= GIVEN INSTRUCTION =
List every line below containing "matplotlib".

= DATA IN THIS EXERCISE =
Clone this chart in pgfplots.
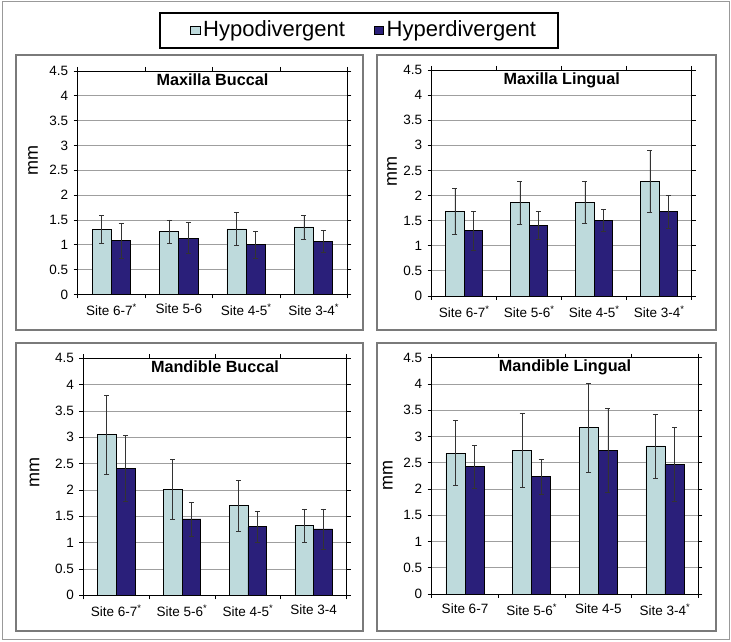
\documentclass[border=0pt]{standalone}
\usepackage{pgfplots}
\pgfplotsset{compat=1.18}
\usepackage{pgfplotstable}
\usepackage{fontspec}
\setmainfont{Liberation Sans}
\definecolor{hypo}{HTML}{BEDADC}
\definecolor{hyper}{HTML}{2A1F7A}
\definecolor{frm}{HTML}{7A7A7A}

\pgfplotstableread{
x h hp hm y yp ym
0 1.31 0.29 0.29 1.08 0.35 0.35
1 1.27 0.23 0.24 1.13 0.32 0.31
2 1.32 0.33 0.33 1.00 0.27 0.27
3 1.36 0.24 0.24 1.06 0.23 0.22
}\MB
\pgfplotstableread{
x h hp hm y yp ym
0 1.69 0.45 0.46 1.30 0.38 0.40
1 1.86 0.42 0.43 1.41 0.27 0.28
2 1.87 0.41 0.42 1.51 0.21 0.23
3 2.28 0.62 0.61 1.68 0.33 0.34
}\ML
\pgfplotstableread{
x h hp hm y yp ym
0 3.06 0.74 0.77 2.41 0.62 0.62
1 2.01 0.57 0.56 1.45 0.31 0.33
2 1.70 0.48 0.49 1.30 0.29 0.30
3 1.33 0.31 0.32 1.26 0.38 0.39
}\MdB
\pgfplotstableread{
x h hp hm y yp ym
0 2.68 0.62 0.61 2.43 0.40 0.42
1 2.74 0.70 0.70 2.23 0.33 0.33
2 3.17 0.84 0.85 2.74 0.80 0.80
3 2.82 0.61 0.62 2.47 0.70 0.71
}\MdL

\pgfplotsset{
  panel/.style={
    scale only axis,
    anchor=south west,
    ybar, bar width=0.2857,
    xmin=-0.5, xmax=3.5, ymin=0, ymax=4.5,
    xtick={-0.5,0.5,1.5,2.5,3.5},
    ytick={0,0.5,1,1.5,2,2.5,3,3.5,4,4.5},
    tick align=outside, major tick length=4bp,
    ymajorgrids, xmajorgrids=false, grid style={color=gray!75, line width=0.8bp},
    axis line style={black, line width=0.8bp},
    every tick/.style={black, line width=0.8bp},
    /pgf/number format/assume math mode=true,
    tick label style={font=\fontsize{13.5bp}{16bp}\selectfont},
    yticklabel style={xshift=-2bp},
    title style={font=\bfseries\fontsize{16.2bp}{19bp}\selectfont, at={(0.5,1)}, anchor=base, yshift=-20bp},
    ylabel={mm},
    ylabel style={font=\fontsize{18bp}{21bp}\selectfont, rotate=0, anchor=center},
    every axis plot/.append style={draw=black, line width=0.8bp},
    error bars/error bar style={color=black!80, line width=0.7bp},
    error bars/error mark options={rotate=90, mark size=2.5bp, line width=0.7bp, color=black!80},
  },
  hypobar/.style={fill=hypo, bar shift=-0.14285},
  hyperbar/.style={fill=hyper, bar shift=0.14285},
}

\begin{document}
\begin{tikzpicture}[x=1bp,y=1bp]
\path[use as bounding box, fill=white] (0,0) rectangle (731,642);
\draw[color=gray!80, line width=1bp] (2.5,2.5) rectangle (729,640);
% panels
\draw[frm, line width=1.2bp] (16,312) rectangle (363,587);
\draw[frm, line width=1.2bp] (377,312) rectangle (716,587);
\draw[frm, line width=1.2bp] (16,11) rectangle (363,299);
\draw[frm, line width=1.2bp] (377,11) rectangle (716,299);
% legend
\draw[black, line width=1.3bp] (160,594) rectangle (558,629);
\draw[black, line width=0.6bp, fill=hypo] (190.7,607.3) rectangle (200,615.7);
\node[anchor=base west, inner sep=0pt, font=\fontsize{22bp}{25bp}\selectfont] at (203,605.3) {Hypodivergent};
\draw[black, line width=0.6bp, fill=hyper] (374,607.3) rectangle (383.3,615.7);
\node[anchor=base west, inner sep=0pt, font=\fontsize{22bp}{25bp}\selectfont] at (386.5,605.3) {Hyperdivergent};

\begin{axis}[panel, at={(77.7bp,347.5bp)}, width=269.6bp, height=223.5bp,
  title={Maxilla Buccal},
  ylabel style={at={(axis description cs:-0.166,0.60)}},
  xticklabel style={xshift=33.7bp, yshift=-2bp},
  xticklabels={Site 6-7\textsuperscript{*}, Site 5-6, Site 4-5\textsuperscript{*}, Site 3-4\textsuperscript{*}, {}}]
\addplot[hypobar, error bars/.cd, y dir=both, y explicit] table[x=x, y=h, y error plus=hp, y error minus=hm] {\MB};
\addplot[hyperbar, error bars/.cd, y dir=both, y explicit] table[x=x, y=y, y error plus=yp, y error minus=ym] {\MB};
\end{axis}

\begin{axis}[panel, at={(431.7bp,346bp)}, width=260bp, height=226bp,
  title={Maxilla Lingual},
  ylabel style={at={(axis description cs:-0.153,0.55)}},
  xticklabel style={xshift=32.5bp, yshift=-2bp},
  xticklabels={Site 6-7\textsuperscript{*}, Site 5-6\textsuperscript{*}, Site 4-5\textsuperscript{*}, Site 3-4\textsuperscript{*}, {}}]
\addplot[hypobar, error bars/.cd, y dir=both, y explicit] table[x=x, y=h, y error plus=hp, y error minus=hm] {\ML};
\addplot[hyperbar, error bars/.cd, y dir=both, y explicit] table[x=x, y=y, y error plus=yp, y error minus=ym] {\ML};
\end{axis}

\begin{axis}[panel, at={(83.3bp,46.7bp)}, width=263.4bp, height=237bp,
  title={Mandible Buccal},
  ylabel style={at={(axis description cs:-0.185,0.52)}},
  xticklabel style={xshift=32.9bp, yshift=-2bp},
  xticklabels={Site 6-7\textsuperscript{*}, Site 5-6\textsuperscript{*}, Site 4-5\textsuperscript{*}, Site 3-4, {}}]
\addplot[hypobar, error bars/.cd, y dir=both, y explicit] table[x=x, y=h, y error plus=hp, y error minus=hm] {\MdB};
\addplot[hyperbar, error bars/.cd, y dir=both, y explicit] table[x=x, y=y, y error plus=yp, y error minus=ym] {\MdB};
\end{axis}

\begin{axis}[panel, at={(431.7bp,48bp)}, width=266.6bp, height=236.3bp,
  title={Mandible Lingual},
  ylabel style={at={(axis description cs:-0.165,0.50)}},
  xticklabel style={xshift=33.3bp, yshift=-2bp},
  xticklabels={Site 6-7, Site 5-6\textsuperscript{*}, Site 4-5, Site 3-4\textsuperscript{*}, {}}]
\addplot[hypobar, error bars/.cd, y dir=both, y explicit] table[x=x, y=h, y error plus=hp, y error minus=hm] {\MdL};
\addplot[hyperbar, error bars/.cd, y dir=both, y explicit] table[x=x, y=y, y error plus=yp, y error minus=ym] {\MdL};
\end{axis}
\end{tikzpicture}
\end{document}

==

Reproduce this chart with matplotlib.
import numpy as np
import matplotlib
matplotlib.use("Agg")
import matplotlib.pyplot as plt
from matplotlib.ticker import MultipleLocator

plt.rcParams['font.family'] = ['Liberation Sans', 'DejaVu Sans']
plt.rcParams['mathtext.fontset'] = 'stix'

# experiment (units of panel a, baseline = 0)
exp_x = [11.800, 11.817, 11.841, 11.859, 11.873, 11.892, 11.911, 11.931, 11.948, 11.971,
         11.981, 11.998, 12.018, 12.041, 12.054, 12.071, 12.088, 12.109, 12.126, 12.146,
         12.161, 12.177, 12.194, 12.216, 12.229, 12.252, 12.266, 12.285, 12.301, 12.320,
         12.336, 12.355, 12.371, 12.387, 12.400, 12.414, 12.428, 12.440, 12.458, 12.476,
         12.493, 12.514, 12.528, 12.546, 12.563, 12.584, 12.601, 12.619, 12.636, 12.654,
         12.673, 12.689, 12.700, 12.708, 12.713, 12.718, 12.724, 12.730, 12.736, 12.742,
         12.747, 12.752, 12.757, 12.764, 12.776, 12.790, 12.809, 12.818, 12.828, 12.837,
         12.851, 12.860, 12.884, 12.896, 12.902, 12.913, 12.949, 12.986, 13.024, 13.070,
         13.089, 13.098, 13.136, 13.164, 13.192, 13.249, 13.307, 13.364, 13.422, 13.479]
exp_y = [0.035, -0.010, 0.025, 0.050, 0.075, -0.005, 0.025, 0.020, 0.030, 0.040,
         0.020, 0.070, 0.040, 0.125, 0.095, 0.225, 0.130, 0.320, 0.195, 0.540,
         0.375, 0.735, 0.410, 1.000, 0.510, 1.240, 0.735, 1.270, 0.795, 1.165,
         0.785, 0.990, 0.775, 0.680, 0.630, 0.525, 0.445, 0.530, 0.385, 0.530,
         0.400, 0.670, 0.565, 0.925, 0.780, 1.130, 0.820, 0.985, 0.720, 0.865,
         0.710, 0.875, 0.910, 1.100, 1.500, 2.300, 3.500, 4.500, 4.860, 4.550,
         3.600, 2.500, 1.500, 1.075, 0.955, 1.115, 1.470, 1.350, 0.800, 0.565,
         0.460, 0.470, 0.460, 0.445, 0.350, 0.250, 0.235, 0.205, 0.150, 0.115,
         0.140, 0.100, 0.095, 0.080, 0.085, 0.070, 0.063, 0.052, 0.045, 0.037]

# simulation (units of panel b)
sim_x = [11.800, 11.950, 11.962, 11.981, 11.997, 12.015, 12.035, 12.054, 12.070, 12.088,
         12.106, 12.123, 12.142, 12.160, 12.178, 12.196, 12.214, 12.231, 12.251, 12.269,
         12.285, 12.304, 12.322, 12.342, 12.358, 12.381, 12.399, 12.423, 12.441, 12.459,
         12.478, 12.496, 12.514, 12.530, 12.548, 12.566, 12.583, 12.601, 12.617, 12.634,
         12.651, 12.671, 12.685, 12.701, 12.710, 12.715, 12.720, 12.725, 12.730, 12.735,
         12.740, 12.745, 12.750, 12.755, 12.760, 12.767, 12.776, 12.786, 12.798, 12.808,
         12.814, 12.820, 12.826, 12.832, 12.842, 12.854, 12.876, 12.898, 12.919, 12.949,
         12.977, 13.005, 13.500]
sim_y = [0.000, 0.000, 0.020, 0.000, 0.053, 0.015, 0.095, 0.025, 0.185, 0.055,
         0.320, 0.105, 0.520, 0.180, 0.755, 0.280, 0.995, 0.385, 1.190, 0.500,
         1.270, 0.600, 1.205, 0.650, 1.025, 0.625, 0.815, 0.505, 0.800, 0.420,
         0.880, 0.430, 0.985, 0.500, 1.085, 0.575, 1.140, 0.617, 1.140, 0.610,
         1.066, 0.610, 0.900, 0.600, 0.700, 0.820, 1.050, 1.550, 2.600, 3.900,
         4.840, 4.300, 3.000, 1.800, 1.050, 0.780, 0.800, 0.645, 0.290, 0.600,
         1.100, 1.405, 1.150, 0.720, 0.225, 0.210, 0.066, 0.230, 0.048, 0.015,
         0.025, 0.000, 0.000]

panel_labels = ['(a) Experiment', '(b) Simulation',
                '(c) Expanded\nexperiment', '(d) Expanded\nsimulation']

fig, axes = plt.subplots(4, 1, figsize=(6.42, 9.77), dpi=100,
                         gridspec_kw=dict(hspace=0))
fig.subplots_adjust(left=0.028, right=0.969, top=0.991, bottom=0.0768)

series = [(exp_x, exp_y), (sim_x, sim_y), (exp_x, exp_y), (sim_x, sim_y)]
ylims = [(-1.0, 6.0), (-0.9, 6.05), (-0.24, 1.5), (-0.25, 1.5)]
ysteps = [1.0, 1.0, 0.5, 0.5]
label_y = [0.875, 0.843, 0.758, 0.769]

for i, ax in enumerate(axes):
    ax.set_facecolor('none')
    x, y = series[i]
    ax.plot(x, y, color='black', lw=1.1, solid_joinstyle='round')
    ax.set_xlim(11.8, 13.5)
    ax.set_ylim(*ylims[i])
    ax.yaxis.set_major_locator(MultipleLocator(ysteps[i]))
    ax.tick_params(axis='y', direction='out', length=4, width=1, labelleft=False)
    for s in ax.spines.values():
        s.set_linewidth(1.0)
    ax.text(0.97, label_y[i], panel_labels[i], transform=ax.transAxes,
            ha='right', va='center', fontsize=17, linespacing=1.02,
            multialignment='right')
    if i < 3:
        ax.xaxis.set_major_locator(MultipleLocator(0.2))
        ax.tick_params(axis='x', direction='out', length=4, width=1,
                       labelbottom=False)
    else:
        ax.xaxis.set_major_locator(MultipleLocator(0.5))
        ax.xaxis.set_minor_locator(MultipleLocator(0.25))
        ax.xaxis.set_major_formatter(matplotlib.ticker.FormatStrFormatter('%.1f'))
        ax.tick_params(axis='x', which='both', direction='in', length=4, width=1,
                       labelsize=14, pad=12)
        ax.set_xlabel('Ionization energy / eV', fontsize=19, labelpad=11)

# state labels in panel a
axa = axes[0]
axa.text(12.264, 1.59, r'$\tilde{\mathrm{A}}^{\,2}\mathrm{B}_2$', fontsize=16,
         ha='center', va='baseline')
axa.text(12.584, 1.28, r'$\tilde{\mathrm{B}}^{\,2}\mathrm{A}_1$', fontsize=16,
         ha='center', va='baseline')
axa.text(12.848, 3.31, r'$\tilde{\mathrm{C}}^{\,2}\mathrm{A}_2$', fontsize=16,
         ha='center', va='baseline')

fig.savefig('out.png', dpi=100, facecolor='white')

= RESPONSE BELOW =
Reproduce this chart with matplotlib.
import matplotlib
matplotlib.use("Agg")
import matplotlib.pyplot as plt
from matplotlib.ticker import MultipleLocator
        ax.xaxis.set_major_formatter(matplotlib.ticker.FormatStrFormatter('%.1f'))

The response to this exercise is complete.